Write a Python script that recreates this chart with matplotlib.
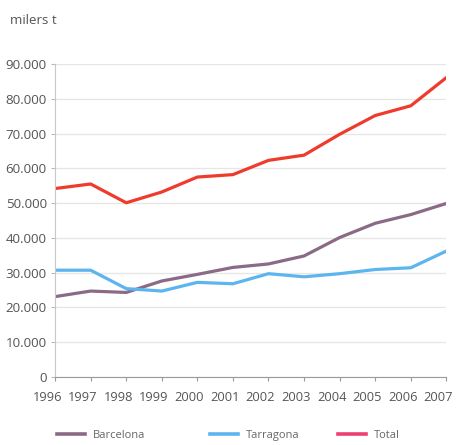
import matplotlib
matplotlib.use("Agg")
import matplotlib.pyplot as plt
from matplotlib.ticker import FuncFormatter
from matplotlib.lines import Line2D
from matplotlib.transforms import ScaledTranslation

years = [1996, 1997, 1998, 1999, 2000, 2001, 2002, 2003, 2004, 2005, 2006, 2007]
barcelona = [23100, 24700, 24300, 27600, 29500, 31500, 32500, 34800, 40100, 44200, 46700, 49900]
tarragona = [30700, 30700, 25400, 24700, 27200, 26800, 29700, 28800, 29700, 30900, 31400, 36200]
total = [54200, 55500, 50100, 53200, 57500, 58200, 62300, 63800, 69800, 75200, 78000, 86100]
yticks = [0, 10000, 20000, 30000, 40000, 50000, 60000, 70000, 80000, 90000]
series_names = ['Barcelona', 'Tarragona', 'Total']

plt.rcParams['font.family'] = ['Open Sans', 'DejaVu Sans']

fig = plt.figure(figsize=(4.63, 4.45), dpi=100)
ax = fig.add_axes([0.119, 0.153, 0.845, 0.703])

c_bcn = '#8b6a86'
c_tar = '#5db5ef'
c_tot = '#ef3b2c'
c_tot_leg = '#ee3f72'

ax.plot(years, barcelona, color=c_bcn, lw=2.3, solid_joinstyle='round')
ax.plot(years, tarragona, color=c_tar, lw=2.3, solid_joinstyle='round')
ax.plot(years, total, color=c_tot, lw=2.3, solid_joinstyle='round')

ax.set_xlim(1996, 2007)
ax.set_ylim(0, 90000)
ax.set_yticks(yticks)
ax.yaxis.set_major_formatter(FuncFormatter(lambda v, p: '0' if v == 0 else f"{int(v):,}".replace(',', '.')))
ax.set_xticks(years)
ax.set_xticklabels([str(y) for y in years])

ax.grid(axis='y', color='#e6e6e6', lw=0.9)
ax.set_axisbelow(True)
for s in ['top', 'right']:
    ax.spines[s].set_visible(False)
ax.spines['left'].set_color('#c8c8c8')
ax.spines['bottom'].set_color('#9a9a9a')
ax.tick_params(axis='y', colors='#bbbbbb', labelcolor='#555555', labelsize=9.6, length=3, pad=3)
ax.tick_params(axis='x', colors='#9a9a9a', labelcolor='#555555', labelsize=9.3, length=3, pad=7)

shift = ScaledTranslation(-8 / 100, 0, fig.dpi_scale_trans)
for lab in ax.get_xticklabels():
    lab.set_transform(lab.get_transform() + shift)

fig.text(0.021, 0.953, 'milers t', fontsize=9.6, color='#555555', va='center', ha='left')

leg_colors = [c_bcn, c_tar, c_tot_leg]
leg_x = [57, 210, 338]
for name, col, x in zip(series_names, leg_colors, leg_x):
    h = Line2D([], [], color=col, lw=2.6)
    lg = fig.legend([h], [name], loc='center left', bbox_to_anchor=(x / 463, 0.021),
                    frameon=False, fontsize=8, handlelength=2.5, handletextpad=0.75,
                    borderpad=0, borderaxespad=0)
    for t in lg.get_texts():
        t.set_color('#666666')

fig.savefig('out.png', dpi=100)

-.-.-

Aim of the task: Gather from the data above every line with the string "matplotlib".

The reply:
Write a Python script that recreates this chart with matplotlib.
import matplotlib
matplotlib.use("Agg")
import matplotlib.pyplot as plt
from matplotlib.ticker import FuncFormatter
from matplotlib.lines import Line2D
from matplotlib.transforms import ScaledTranslation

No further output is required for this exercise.